→ **Dataset extract**
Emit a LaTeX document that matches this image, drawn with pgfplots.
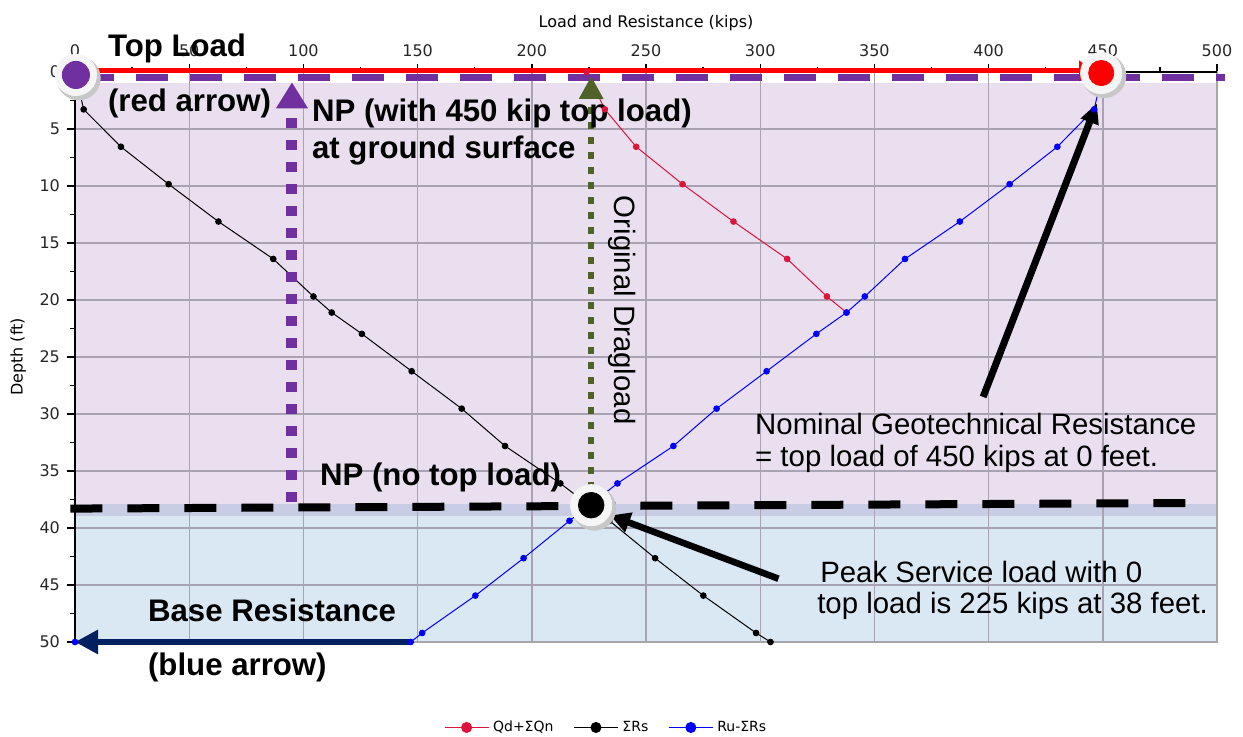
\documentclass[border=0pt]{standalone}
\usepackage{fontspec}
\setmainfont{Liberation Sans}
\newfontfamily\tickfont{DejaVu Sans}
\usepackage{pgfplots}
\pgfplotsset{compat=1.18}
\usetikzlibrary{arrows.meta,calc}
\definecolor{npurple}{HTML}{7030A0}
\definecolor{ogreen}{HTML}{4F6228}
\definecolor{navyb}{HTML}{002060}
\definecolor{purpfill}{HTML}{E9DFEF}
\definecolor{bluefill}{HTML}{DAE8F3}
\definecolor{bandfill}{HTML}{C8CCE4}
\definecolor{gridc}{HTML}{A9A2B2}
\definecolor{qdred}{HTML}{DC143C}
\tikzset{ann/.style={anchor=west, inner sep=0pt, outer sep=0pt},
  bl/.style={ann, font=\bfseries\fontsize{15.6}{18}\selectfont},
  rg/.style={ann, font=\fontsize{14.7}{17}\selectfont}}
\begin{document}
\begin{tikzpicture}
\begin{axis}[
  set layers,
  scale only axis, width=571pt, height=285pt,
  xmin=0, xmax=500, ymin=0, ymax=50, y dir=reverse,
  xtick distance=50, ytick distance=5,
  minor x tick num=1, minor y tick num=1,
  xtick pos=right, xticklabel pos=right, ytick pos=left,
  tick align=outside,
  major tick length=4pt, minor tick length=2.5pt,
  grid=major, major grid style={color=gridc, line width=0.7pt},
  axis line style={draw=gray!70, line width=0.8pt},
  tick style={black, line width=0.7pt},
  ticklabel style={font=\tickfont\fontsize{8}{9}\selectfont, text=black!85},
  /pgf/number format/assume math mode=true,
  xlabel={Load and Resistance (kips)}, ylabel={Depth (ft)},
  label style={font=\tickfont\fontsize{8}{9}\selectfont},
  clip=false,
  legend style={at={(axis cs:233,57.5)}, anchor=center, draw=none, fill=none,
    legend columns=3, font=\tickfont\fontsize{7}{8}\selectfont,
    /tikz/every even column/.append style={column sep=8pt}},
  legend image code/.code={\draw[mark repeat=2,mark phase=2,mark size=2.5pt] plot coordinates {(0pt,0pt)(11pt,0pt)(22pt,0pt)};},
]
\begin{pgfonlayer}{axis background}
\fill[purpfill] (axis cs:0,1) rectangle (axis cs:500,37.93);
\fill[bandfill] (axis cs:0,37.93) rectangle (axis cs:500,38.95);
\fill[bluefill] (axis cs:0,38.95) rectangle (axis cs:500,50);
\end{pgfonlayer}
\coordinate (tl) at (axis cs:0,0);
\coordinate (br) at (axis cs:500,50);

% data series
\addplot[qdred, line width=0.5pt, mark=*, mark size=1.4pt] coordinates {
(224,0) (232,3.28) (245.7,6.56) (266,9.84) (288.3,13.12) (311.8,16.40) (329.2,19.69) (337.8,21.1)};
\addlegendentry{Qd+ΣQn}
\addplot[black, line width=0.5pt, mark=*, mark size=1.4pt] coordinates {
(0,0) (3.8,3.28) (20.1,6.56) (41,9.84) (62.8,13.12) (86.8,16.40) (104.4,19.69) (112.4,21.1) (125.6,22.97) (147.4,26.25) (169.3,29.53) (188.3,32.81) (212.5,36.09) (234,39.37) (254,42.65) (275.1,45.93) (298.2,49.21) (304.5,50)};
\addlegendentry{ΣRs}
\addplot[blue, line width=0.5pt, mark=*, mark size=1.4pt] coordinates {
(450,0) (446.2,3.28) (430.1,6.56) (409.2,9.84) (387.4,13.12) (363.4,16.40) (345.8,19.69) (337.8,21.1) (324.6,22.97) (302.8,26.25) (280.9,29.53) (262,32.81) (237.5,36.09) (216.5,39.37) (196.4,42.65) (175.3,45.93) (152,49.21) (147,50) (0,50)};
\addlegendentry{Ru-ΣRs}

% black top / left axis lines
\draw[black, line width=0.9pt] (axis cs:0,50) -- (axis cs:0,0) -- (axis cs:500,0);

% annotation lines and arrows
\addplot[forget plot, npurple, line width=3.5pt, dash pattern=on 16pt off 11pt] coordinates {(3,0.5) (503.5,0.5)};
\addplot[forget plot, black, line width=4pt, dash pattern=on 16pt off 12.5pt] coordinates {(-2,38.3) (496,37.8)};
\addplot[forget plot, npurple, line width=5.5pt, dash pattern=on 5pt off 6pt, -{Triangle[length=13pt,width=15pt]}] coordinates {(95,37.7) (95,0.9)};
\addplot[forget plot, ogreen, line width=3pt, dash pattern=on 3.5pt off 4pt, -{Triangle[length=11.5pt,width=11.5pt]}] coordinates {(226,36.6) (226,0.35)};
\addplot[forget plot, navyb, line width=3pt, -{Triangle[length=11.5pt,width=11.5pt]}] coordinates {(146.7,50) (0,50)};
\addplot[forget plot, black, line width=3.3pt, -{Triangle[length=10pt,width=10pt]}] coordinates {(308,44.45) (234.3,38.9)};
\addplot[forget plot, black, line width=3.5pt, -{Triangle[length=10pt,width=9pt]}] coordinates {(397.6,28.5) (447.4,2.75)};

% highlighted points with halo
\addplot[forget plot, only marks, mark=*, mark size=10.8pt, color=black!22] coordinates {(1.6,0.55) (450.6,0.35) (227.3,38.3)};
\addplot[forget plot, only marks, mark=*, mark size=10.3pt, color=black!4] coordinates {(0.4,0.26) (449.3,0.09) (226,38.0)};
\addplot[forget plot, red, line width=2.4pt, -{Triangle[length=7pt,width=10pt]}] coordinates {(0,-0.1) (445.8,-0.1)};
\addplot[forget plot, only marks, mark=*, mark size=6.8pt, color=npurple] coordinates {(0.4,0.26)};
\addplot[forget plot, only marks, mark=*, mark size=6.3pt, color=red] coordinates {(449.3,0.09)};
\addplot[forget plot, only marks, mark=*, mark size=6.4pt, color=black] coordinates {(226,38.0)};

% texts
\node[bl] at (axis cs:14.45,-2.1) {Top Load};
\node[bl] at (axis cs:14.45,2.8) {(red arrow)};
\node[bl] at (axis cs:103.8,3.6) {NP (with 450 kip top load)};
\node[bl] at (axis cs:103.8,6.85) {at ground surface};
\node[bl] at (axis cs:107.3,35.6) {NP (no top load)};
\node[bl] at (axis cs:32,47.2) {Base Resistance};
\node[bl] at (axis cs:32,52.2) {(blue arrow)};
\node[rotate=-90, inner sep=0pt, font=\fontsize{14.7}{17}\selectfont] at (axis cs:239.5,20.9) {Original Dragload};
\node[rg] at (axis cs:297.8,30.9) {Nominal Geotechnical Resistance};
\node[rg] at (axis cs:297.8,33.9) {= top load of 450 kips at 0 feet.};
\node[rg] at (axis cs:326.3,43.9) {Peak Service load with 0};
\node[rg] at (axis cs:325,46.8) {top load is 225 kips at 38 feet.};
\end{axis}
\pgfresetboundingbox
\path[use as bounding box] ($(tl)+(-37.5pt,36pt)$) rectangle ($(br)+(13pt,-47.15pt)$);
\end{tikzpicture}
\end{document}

→ **Goal of the exercise**
Keep the pictures out of the copy and write out the data exactly as it stands.

→ **Expected answer**
Emit a LaTeX document that matches this image, drawn with pgfplots.
\documentclass[border=0pt]{standalone}
\usepackage{fontspec}
\setmainfont{Liberation Sans}
\newfontfamily\tickfont{DejaVu Sans}
\usepackage{pgfplots}
\pgfplotsset{compat=1.18}
\usetikzlibrary{arrows.meta,calc}
\definecolor{npurple}{HTML}{7030A0}
\definecolor{ogreen}{HTML}{4F6228}
\definecolor{navyb}{HTML}{002060}
\definecolor{purpfill}{HTML}{E9DFEF}
\definecolor{bluefill}{HTML}{DAE8F3}
\definecolor{bandfill}{HTML}{C8CCE4}
\definecolor{gridc}{HTML}{A9A2B2}
\definecolor{qdred}{HTML}{DC143C}
\tikzset{ann/.style={anchor=west, inner sep=0pt, outer sep=0pt},
  bl/.style={ann, font=\bfseries\fontsize{15.6}{18}\selectfont},
  rg/.style={ann, font=\fontsize{14.7}{17}\selectfont}}
\begin{document}
\begin{tikzpicture}
\begin{axis}[
  set layers,
  scale only axis, width=571pt, height=285pt,
  xmin=0, xmax=500, ymin=0, ymax=50, y dir=reverse,
  xtick distance=50, ytick distance=5,
  minor x tick num=1, minor y tick num=1,
  xtick pos=right, xticklabel pos=right, ytick pos=left,
  tick align=outside,
  major tick length=4pt, minor tick length=2.5pt,
  grid=major, major grid style={color=gridc, line width=0.7pt},
  axis line style={draw=gray!70, line width=0.8pt},
  tick style={black, line width=0.7pt},
  ticklabel style={font=\tickfont\fontsize{8}{9}\selectfont, text=black!85},
  /pgf/number format/assume math mode=true,
  xlabel={Load and Resistance (kips)}, ylabel={Depth (ft)},
  label style={font=\tickfont\fontsize{8}{9}\selectfont},
  clip=false,
  legend style={at={(axis cs:233,57.5)}, anchor=center, draw=none, fill=none,
    legend columns=3, font=\tickfont\fontsize{7}{8}\selectfont,
    /tikz/every even column/.append style={column sep=8pt}},
  legend image code/.code={\draw[mark repeat=2,mark phase=2,mark size=2.5pt] plot coordinates {(0pt,0pt)(11pt,0pt)(22pt,0pt)};},
]
\begin{pgfonlayer}{axis background}
\fill[purpfill] (axis cs:0,1) rectangle (axis cs:500,37.93);
\fill[bandfill] (axis cs:0,37.93) rectangle (axis cs:500,38.95);
\fill[bluefill] (axis cs:0,38.95) rectangle (axis cs:500,50);
\end{pgfonlayer}
\coordinate (tl) at (axis cs:0,0);
\coordinate (br) at (axis cs:500,50);

% data series
\addplot[qdred, line width=0.5pt, mark=*, mark size=1.4pt] coordinates {
(224,0) (232,3.28) (245.7,6.56) (266,9.84) (288.3,13.12) (311.8,16.40) (329.2,19.69) (337.8,21.1)};
\addlegendentry{Qd+ΣQn}
\addplot[black, line width=0.5pt, mark=*, mark size=1.4pt] coordinates {
(0,0) (3.8,3.28) (20.1,6.56) (41,9.84) (62.8,13.12) (86.8,16.40) (104.4,19.69) (112.4,21.1) (125.6,22.97) (147.4,26.25) (169.3,29.53) (188.3,32.81) (212.5,36.09) (234,39.37) (254,42.65) (275.1,45.93) (298.2,49.21) (304.5,50)};
\addlegendentry{ΣRs}
\addplot[blue, line width=0.5pt, mark=*, mark size=1.4pt] coordinates {
(450,0) (446.2,3.28) (430.1,6.56) (409.2,9.84) (387.4,13.12) (363.4,16.40) (345.8,19.69) (337.8,21.1) (324.6,22.97) (302.8,26.25) (280.9,29.53) (262,32.81) (237.5,36.09) (216.5,39.37) (196.4,42.65) (175.3,45.93) (152,49.21) (147,50) (0,50)};
\addlegendentry{Ru-ΣRs}

% black top / left axis lines
\draw[black, line width=0.9pt] (axis cs:0,50) -- (axis cs:0,0) -- (axis cs:500,0);

% annotation lines and arrows
\addplot[forget plot, npurple, line width=3.5pt, dash pattern=on 16pt off 11pt] coordinates {(3,0.5) (503.5,0.5)};
\addplot[forget plot, black, line width=4pt, dash pattern=on 16pt off 12.5pt] coordinates {(-2,38.3) (496,37.8)};
\addplot[forget plot, npurple, line width=5.5pt, dash pattern=on 5pt off 6pt, -{Triangle[length=13pt,width=15pt]}] coordinates {(95,37.7) (95,0.9)};
\addplot[forget plot, ogreen, line width=3pt, dash pattern=on 3.5pt off 4pt, -{Triangle[length=11.5pt,width=11.5pt]}] coordinates {(226,36.6) (226,0.35)};
\addplot[forget plot, navyb, line width=3pt, -{Triangle[length=11.5pt,width=11.5pt]}] coordinates {(146.7,50) (0,50)};
\addplot[forget plot, black, line width=3.3pt, -{Triangle[length=10pt,width=10pt]}] coordinates {(308,44.45) (234.3,38.9)};
\addplot[forget plot, black, line width=3.5pt, -{Triangle[length=10pt,width=9pt]}] coordinates {(397.6,28.5) (447.4,2.75)};

% highlighted points with halo
\addplot[forget plot, only marks, mark=*, mark size=10.8pt, color=black!22] coordinates {(1.6,0.55) (450.6,0.35) (227.3,38.3)};
\addplot[forget plot, only marks, mark=*, mark size=10.3pt, color=black!4] coordinates {(0.4,0.26) (449.3,0.09) (226,38.0)};
\addplot[forget plot, red, line width=2.4pt, -{Triangle[length=7pt,width=10pt]}] coordinates {(0,-0.1) (445.8,-0.1)};
\addplot[forget plot, only marks, mark=*, mark size=6.8pt, color=npurple] coordinates {(0.4,0.26)};
\addplot[forget plot, only marks, mark=*, mark size=6.3pt, color=red] coordinates {(449.3,0.09)};
\addplot[forget plot, only marks, mark=*, mark size=6.4pt, color=black] coordinates {(226,38.0)};

% texts
\node[bl] at (axis cs:14.45,-2.1) {Top Load};
\node[bl] at (axis cs:14.45,2.8) {(red arrow)};
\node[bl] at (axis cs:103.8,3.6) {NP (with 450 kip top load)};
\node[bl] at (axis cs:103.8,6.85) {at ground surface};
\node[bl] at (axis cs:107.3,35.6) {NP (no top load)};
\node[bl] at (axis cs:32,47.2) {Base Resistance};
\node[bl] at (axis cs:32,52.2) {(blue arrow)};
\node[rotate=-90, inner sep=0pt, font=\fontsize{14.7}{17}\selectfont] at (axis cs:239.5,20.9) {Original Dragload};
\node[rg] at (axis cs:297.8,30.9) {Nominal Geotechnical Resistance};
\node[rg] at (axis cs:297.8,33.9) {= top load of 450 kips at 0 feet.};
\node[rg] at (axis cs:326.3,43.9) {Peak Service load with 0};
\node[rg] at (axis cs:325,46.8) {top load is 225 kips at 38 feet.};
\end{axis}
\pgfresetboundingbox
\path[use as bounding box] ($(tl)+(-37.5pt,36pt)$) rectangle ($(br)+(13pt,-47.15pt)$);
\end{tikzpicture}
\end{document}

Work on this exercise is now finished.